Wherever the string "script" appears, copy the whole line.

##### Supplied material

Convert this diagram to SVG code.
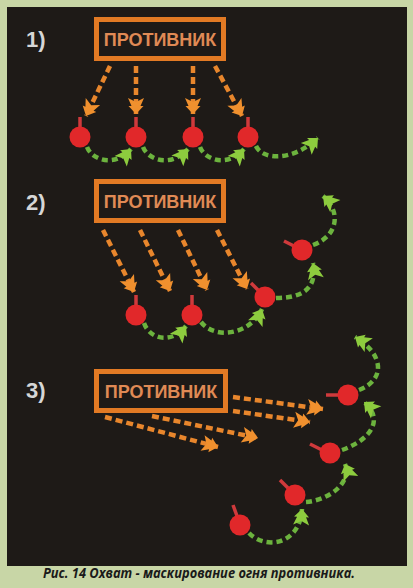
<svg xmlns="http://www.w3.org/2000/svg" width="413" height="588" viewBox="0 0 413 588">
<style>
.lbl{font-family:"Liberation Sans",Arial,sans-serif;font-weight:bold;font-size:22px;fill:#d6d6d6}
.box rect{fill:#1e1a17;stroke:#e27a24;stroke-width:5}
.box text{font-family:"Liberation Sans",Arial,sans-serif;font-weight:bold;font-size:18px;fill:#e08a55;text-anchor:middle}
.fire{fill:none;stroke:#e8862c;stroke-width:4.5;stroke-dasharray:7 4;marker-end:url(#oh)}
.move{fill:none;stroke:#6cb33e;stroke-width:4.5;stroke-dasharray:6 4;marker-end:url(#gh)}
.node circle{fill:#e1282a}
.node line{stroke:#cf3a3c;stroke-width:3.5}
.cap{font-family:"Open Sans","Liberation Sans",sans-serif;font-style:italic;font-weight:700;font-size:14px;fill:#1a1a1a;text-anchor:middle}
</style>
<defs>
<marker id="oh" viewBox="-18 -10 20 20" markerWidth="20" markerHeight="20" refX="0" refY="0" orient="auto" markerUnits="userSpaceOnUse">
<path d="M0,0 L-8,-7.5 L-8,-4.5 L-16,-8 L-12,0 L-16,8 L-8,4.5 L-8,7.5 Z" fill="#f0902e"/>
</marker>
<marker id="gh" viewBox="-18 -10 20 20" markerWidth="20" markerHeight="20" refX="0" refY="0" orient="auto" markerUnits="userSpaceOnUse">
<path d="M0,0 L-8,-7.5 L-8,-4.5 L-16,-8 L-12,0 L-16,8 L-8,4.5 L-8,7.5 Z" fill="#8dcc3e"/>
</marker>
</defs>
<rect x="0" y="0" width="413" height="588" fill="#c8d6a6"/>
<rect x="7" y="7" width="400" height="559" fill="#1e1a17"/>

<text class="lbl" x="26" y="47">1)</text>
<text class="lbl" x="26" y="210">2)</text>
<text class="lbl" x="26" y="398">3)</text>

<g id="enemy1" class="box"><rect x="96.5" y="19.5" width="127" height="39"/><text x="160" y="46">ПРОТИВНИК</text></g>
<g id="enemy2" class="box"><rect x="96.5" y="181.5" width="127" height="39"/><text x="160" y="208">ПРОТИВНИК</text></g>
<g id="enemy3" class="box"><rect x="96.5" y="371.5" width="129" height="39"/><text x="161" y="398">ПРОТИВНИК</text></g>

<g id="connectors">
<path class="fire" d="M110,66 L86,116"/>
<path class="fire" d="M136,66 L136,114"/>
<path class="fire" d="M193,66 L193,114"/>
<path class="fire" d="M215,66 L242,116"/>
<path class="move" d="M87,147 C92,160 115,168 131,149"/>
<path class="move" d="M143,147 C148,160 171,168 188,149"/>
<path class="move" d="M200,147 C205,160 228,168 244,149"/>
<path class="move" d="M256,146 C262,160 292,162 318,138"/>

<path class="fire" d="M103,230 L134,292"/>
<path class="fire" d="M140,230 L170,291"/>
<path class="fire" d="M178,230 L207,290"/>
<path class="fire" d="M217,230 L247,289"/>
<path class="move" d="M144,323 C150,340 172,344 186,326"/>
<path class="move" d="M201,322 C215,340 250,335 262,309"/>
<path class="move" d="M276,298 C300,298 318,290 313,263"/>
<path class="move" d="M313,245 C340,235 340,210 323,196"/>

<path class="fire" d="M233,397 L323,409"/>
<path class="fire" d="M233,411 L310,422"/>
<path class="fire" d="M152,416 L258,438"/>
<path class="fire" d="M105,417 L218,447"/>
<path class="move" d="M249,533 C265,550 300,545 302,509"/>
<path class="move" d="M306,502 C330,500 352,482 345,464"/>
<path class="move" d="M342,450 C370,440 385,420 364,402"/>
<path class="move" d="M359,390 C385,380 385,355 355,337"/>
</g>

<g id="n1a" class="node"><line x1="80" y1="127" x2="80" y2="117"/><circle cx="80" cy="137" r="10.5"/></g>
<g id="n1b" class="node"><line x1="136" y1="127" x2="136" y2="117"/><circle cx="136" cy="137" r="10.5"/></g>
<g id="n1c" class="node"><line x1="193" y1="127" x2="193" y2="117"/><circle cx="193" cy="137" r="10.5"/></g>
<g id="n1d" class="node"><line x1="248" y1="127" x2="248" y2="117"/><circle cx="248" cy="137" r="10.5"/></g>

<g id="n2a" class="node"><line x1="136" y1="305" x2="136" y2="295"/><circle cx="136" cy="315" r="10.5"/></g>
<g id="n2b" class="node"><line x1="192" y1="305" x2="192" y2="295"/><circle cx="192" cy="315" r="10.5"/></g>
<g id="n2c" class="node"><line x1="258" y1="290" x2="251" y2="283"/><circle cx="265" cy="297" r="10.5"/></g>
<g id="n2d" class="node"><line x1="294" y1="246" x2="284" y2="241"/><circle cx="302" cy="250" r="10.5"/></g>

<g id="n3a" class="node"><line x1="340" y1="395" x2="326" y2="395"/><circle cx="348" cy="395" r="10.5"/></g>
<g id="n3b" class="node"><line x1="322" y1="450" x2="310" y2="444"/><circle cx="330" cy="453" r="10.5"/></g>
<g id="n3c" class="node"><line x1="288" y1="488" x2="280" y2="480"/><circle cx="295" cy="495" r="10.5"/></g>
<g id="n3d" class="node"><line x1="237" y1="516" x2="233" y2="505"/><circle cx="240" cy="525" r="10.5"/></g>

<text class="cap" x="199" y="578" textLength="312" lengthAdjust="spacingAndGlyphs">Рис. 14 Охват - маскирование огня противника.</text>
</svg>
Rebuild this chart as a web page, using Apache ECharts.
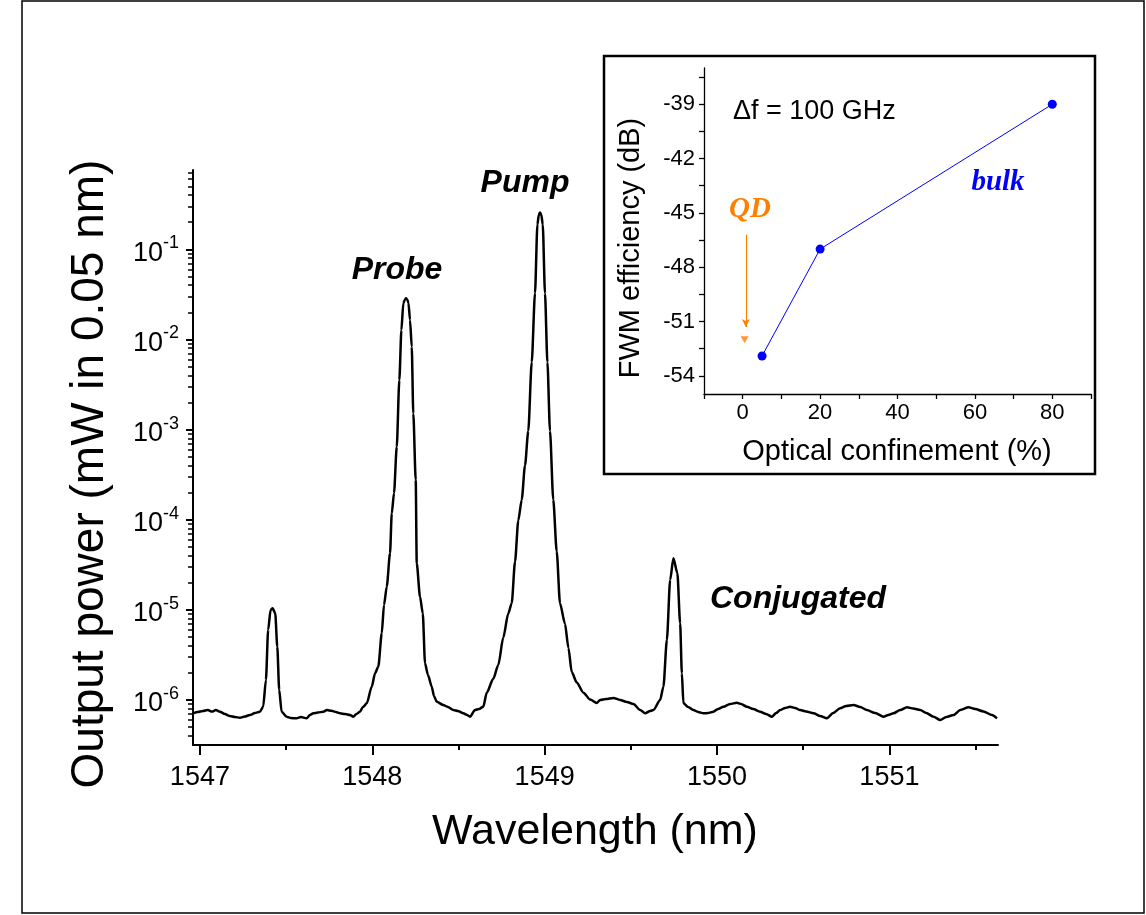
<!DOCTYPE html>
<html><head><meta charset="utf-8">
<script src="https://cdn.jsdelivr.net/npm/echarts@6/dist/echarts.min.js"></script>
<style>html,body{margin:0;padding:0;background:#fff}#c{width:1146px;height:915px}</style>
</head><body><div id="c"></div>
<script>
// ---- Main spectrum (wavelength nm, output power mW in 0.05 nm) ----
const wavelength = [
1546.961,1546.988,1547.017,1547.046,1547.070,1547.093,1547.116,1547.145,1547.174,1547.203,1547.232,1547.261,1547.290,1547.319,1547.348,1547.367,
1547.383,1547.396,1547.410,1547.422,1547.437,1547.449,1547.460,1547.474,
1547.503,1547.528,1547.561,1547.586,1547.619,1547.638,1547.658,1547.685,1547.716,1547.737,1547.764,1547.789,1547.813,1547.842,1547.871,1547.890,1547.908,1547.929,1547.946,1547.968,
1547.997,1548.016,1548.035,1548.055,1548.068,1548.084,1548.103,1548.113,1548.126,1548.142,1548.157,1548.169,1548.180,1548.188,1548.196,1548.204,
1548.210,1548.219,1548.229,1548.238,1548.252,1548.258,1548.277,1548.293,1548.306,1548.323,1548.345,1548.358,1548.374,1548.412,1548.439,1548.470,
1548.497,1548.528,1548.550,1548.567,1548.596,1548.619,1548.644,
1548.664,1548.702,1548.731,1548.760,1548.789,1548.809,1548.828,1548.847,1548.867,1548.886,1548.905,1548.925,1548.944,1548.958,1548.966,1548.973,1548.981,
1548.989,1549.002,1549.016,1549.031,1549.050,1549.070,1549.089,1549.118,1549.138,1549.157,1549.186,1549.225,1549.264,1549.302,1549.322,1549.356,1549.399,1549.438,1549.477,1549.515,1549.554,1549.583,1549.612,1549.631,1549.670,
1549.689,1549.709,1549.728,1549.747,1549.770,1549.786,1549.796,1549.805,
1549.832,1549.863,1549.890,1549.921,1549.948,1549.979,1550.006,1550.037,1550.076,1550.115,1550.140,1550.173,1550.210,1550.250,1550.285,1550.318,1550.343,1550.366,1550.395,1550.424,1550.453,1550.482,1550.517,1550.560,1550.598,1550.637,1550.674,1550.714,1550.749,1550.792,1550.831,1550.869,1550.918,1550.966,1550.993,1551.024,1551.063,1551.102,1551.138,1551.179,1551.214,1551.256,1551.295,1551.330,1551.372,1551.411,1551.459,1551.498,1551.546,1551.595,1551.624
];
const power = [
7.08e-7,7.32e-7,7.51e-7,7.70e-7,7.41e-7,7.70e-7,7.38e-7,6.95e-7,6.61e-7,6.44e-7,6.33e-7,6.52e-7,6.78e-7,7.13e-7,7.38e-7,8.38e-7,
1.66e-6,5.96e-6,9.93e-6,1.04e-5,9.12e-6,3.88e-6,1.29e-6,7.38e-7,
6.49e-7,6.28e-7,6.23e-7,6.44e-7,6.23e-7,6.78e-7,7.08e-7,7.22e-7,7.38e-7,7.70e-7,7.55e-7,7.32e-7,7.08e-7,6.95e-7,6.78e-7,6.49e-7,6.95e-7,7.38e-7,8.32e-7,9.14e-7,
1.40e-6,1.97e-6,2.33e-6,5.47e-6,1.13e-5,1.80e-5,4.23e-5,1.17e-4,1.96e-4,6.44e-4,3.54e-3,1.27e-2,2.52e-2,2.74e-2,2.86e-2,2.74e-2,
2.54e-2,1.64e-2,8.30e-3,1.51e-3,2.75e-4,3.27e-5,1.39e-5,9.12e-6,2.54e-6,1.89e-6,1.40e-6,1.10e-6,9.52e-7,8.75e-7,8.32e-7,7.70e-7,
7.51e-7,7.08e-7,6.78e-7,6.49e-7,7.70e-7,7.90e-7,8.38e-7,
1.20e-6,1.71e-6,2.43e-6,4.90e-6,9.08e-6,1.18e-5,3.40e-5,9.77e-5,1.66e-4,4.00e-4,9.62e-4,5.58e-3,3.25e-2,0.189,0.240,0.257,0.240,
0.189,3.25e-2,5.58e-3,9.62e-4,1.66e-4,4.43e-5,1.18e-5,6.98e-6,3.77e-6,2.03e-6,1.56e-6,1.20e-6,1.005e-6,9.21e-7,9.95e-7,1.02e-6,1.05e-6,9.95e-7,9.45e-7,8.98e-7,7.72e-7,7.08e-7,7.51e-7,7.70e-7,9.95e-7,
1.40e-6,4.61e-6,2.14e-5,3.72e-5,2.54e-5,7.06e-6,1.97e-6,9.14e-7,
8.32e-7,7.70e-7,7.32e-7,7.08e-7,7.13e-7,7.38e-7,7.90e-7,8.38e-7,8.98e-7,9.28e-7,8.98e-7,8.38e-7,7.90e-7,7.38e-7,6.95e-7,6.49e-7,7.13e-7,7.70e-7,8.11e-7,8.38e-7,8.11e-7,7.70e-7,7.41e-7,7.08e-7,6.61e-7,6.23e-7,7.13e-7,8.05e-7,8.53e-7,8.75e-7,8.32e-7,7.70e-7,7.13e-7,6.49e-7,6.78e-7,7.08e-7,7.70e-7,8.26e-7,8.01e-7,7.70e-7,7.13e-7,6.49e-7,5.97e-7,6.44e-7,6.78e-7,7.70e-7,8.26e-7,7.90e-7,7.41e-7,6.78e-7,6.23e-7
];
const xMajorTicks = [1547, 1548, 1549, 1550, 1551];
const xMinorTicks = [1547.5, 1548.5, 1549.5, 1550.5, 1551.5];
const yDecadeTicks = [1e-6, 1e-5, 1e-4, 1e-3, 1e-2, 1e-1];
const yMinorMultipliers = [2, 3, 4, 5, 6, 7, 8, 9];

// ---- Inset: FWM efficiency vs optical confinement ----
const confinement = [5, 20, 80];
const fwmBulk = [-52.9, -47.0, -39.0];
const qdConfinement = [0.5];
const qdFwm = [-52.0];
const qdArrowX = 0.8, qdArrowFrom = -46.2, qdArrowTo = -51.3;
const insetXTicks = [-10, 0, 10, 20, 30, 40, 50, 60, 70, 80, 90];
const insetXLabels = [0, 20, 40, 60, 80];
const insetYTicks = [-54, -52.5, -51, -49.5, -48, -46.5, -45, -43.5, -42, -40.5, -39, -37.5];
const insetYLabels = [-54, -51, -48, -45, -42, -39];

const Y_MIN = 3.15e-7, Y_MAX = 0.76;
const yMinorTicks = [];
for (let d = -7; d <= -1; d++) for (const k of yMinorMultipliers) {
  const v = k * Math.pow(10, d);
  if (v >= Y_MIN && v <= Y_MAX) yMinorTicks.push(v);
}

const SANS = '"Liberation Sans", Arial, sans-serif';
const SERIF = '"Liberation Serif", "Times New Roman", serif';
const BLUE = '#0000ff', ORANGE = '#ff8000';

const chart = echarts.init(document.getElementById('c'));
const mainGrid = {left: 193, top: 170, width: 805, height: 575};
const insetGrid = {left: 704, top: 68, width: 387, height: 326};
const plain = v => String(v);

chart.setOption({
  animation: false,
  backgroundColor: '#fff',
  grid: [
    Object.assign({}, mainGrid),
    Object.assign({}, mainGrid),
    Object.assign({}, insetGrid)
  ],
  xAxis: [
    {gridIndex: 0, type: 'value', min: 1546.96, max: 1551.63,
     axisLine: {onZero: false, lineStyle: {color: '#000', width: 2}},
     axisTick: {customValues: xMajorTicks, length: 10, lineStyle: {color: '#000', width: 2}},
     axisLabel: {customValues: xMajorTicks, formatter: plain, color: '#000', fontSize: 27, fontFamily: SANS, margin: 19},
     splitLine: {show: false}},
    {gridIndex: 1, type: 'value', min: 1546.96, max: 1551.63,
     axisLine: {show: false, onZero: false},
     axisTick: {customValues: xMinorTicks, length: 5, lineStyle: {color: '#000', width: 2}},
     axisLabel: {show: false}, splitLine: {show: false}},
    {gridIndex: 2, type: 'value', min: -10, max: 90,
     axisLine: {onZero: false, lineStyle: {color: '#000', width: 1.3}},
     axisTick: {customValues: insetXTicks, length: 5, lineStyle: {color: '#000', width: 1.3}},
     axisLabel: {customValues: insetXLabels, formatter: plain, color: '#000', fontSize: 22, fontFamily: SANS, margin: 8},
     splitLine: {show: false}}
  ],
  yAxis: [
    {gridIndex: 0, type: 'log', logBase: 10, min: Y_MIN, max: Y_MAX,
     axisLine: {onZero: false, lineStyle: {color: '#000', width: 2}},
     axisTick: {customValues: yDecadeTicks, length: 7, lineStyle: {color: '#000', width: 2}},
     axisLabel: {customValues: yDecadeTicks, margin: 14, color: '#000',
       formatter: function (v) { return '{b|10}{s|' + Math.round(Math.log10(v)) + '}'; },
       rich: {
         b: {fontSize: 27, fontFamily: SANS, color: '#000', lineHeight: 30, padding: [8, 0, 0, 0]},
         s: {fontSize: 18, fontFamily: SANS, color: '#000', lineHeight: 18, verticalAlign: 'top'}
       }},
     splitLine: {show: false}},
    {gridIndex: 1, type: 'log', logBase: 10, min: Y_MIN, max: Y_MAX,
     axisLine: {show: false, onZero: false},
     axisTick: {customValues: yMinorTicks, length: 5, lineStyle: {color: '#000', width: 1.5}},
     axisLabel: {show: false}, splitLine: {show: false}},
    {gridIndex: 2, type: 'value', min: -55, max: -37,
     axisLine: {onZero: false, lineStyle: {color: '#000', width: 1.3}},
     axisTick: {customValues: insetYTicks, length: 5, lineStyle: {color: '#000', width: 1.3}},
     axisLabel: {customValues: insetYLabels, formatter: plain, color: '#000', fontSize: 22, fontFamily: SANS, margin: 9},
     splitLine: {show: false}}
  ],
  series: [
    {type: 'line', xAxisIndex: 0, yAxisIndex: 0, showSymbol: false, symbol: 'none',
     smooth: 0.25, smoothMonotone: 'x',
     lineStyle: {color: '#000', width: 2.5}, z: 3,
     data: wavelength.map((w, i) => [w, power[i]])},
    {type: 'line', xAxisIndex: 2, yAxisIndex: 2, symbol: 'circle', symbolSize: 9,
     itemStyle: {color: BLUE}, lineStyle: {color: BLUE, width: 1},
     data: confinement.map((c, i) => [c, fwmBulk[i]])},
    {type: 'scatter', xAxisIndex: 2, yAxisIndex: 2, symbol: 'triangle', symbolRotate: 180,
     symbolSize: [8, 7], itemStyle: {color: ORANGE},
     data: qdConfinement.map((c, i) => [c, qdFwm[i]]),
     markLine: {silent: true, symbol: ['none', 'arrow'], symbolSize: [6, 8],
       lineStyle: {color: ORANGE, width: 1.2, type: 'solid'}, label: {show: false},
       data: [[{coord: [qdArrowX, qdArrowFrom]}, {coord: [qdArrowX, qdArrowTo]}]]}}
  ],
  graphic: [
    {type: 'rect', shape: {x: 22, y: 1, width: 1122, height: 912}, style: {fill: 'none', stroke: '#000', lineWidth: 1.5}, silent: true},
    {type: 'rect', shape: {x: 604, y: 56, width: 491, height: 418}, style: {fill: 'none', stroke: '#000', lineWidth: 2.5}, silent: true},
    {type: 'text', x: 595, y: 832, style: {text: 'Wavelength (nm)', font: '43px ' + SANS, fill: '#000', align: 'center', verticalAlign: 'middle'}},
    {type: 'text', x: 90, y: 474, rotation: Math.PI / 2, style: {text: 'Output power (mW in 0.05 nm)', font: '46px ' + SANS, fill: '#000', align: 'center', verticalAlign: 'middle'}},
    {type: 'text', x: 397, y: 270, style: {text: 'Probe', font: 'italic bold 32px ' + SANS, fill: '#000', align: 'center', verticalAlign: 'middle'}},
    {type: 'text', x: 525, y: 183, style: {text: 'Pump', font: 'italic bold 32px ' + SANS, fill: '#000', align: 'center', verticalAlign: 'middle'}},
    {type: 'text', x: 798, y: 599, style: {text: 'Conjugated', font: 'italic bold 32px ' + SANS, fill: '#000', align: 'center', verticalAlign: 'middle'}},
    {type: 'text', x: 631, y: 248, rotation: Math.PI / 2, style: {text: 'FWM efficiency (dB)', font: '29px ' + SANS, fill: '#000', align: 'center', verticalAlign: 'middle'}},
    {type: 'text', x: 897, y: 452, style: {text: 'Optical confinement (%)', font: '29px ' + SANS, fill: '#000', align: 'center', verticalAlign: 'middle'}},
    {type: 'text', x: 733, y: 112, style: {text: '\u0394f = 100 GHz', font: '27px ' + SANS, fill: '#000', align: 'left', verticalAlign: 'middle'}},
    {type: 'text', x: 750, y: 210, style: {text: 'QD', font: 'italic bold 29px ' + SERIF, fill: ORANGE, align: 'center', verticalAlign: 'middle'}},
    {type: 'text', x: 998, y: 183, style: {text: 'bulk', font: 'italic bold 29px ' + SERIF, fill: BLUE, align: 'center', verticalAlign: 'middle'}}
  ]
});
</script></body></html>
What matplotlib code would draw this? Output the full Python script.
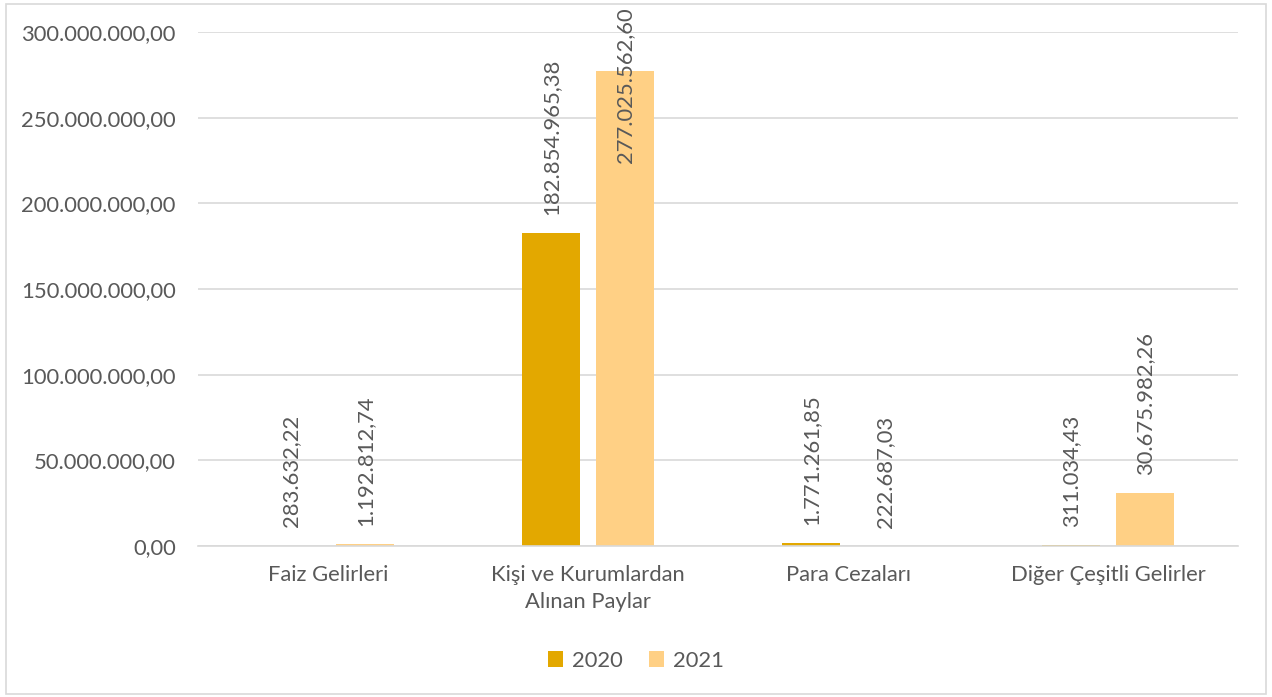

##########

**Exercise result**
<script src="https://cdn.jsdelivr.net/npm/echarts@6/dist/echarts.min.js"></script>
<script>
</script></body></html>
What matplotlib code would draw this? Output the full Python script.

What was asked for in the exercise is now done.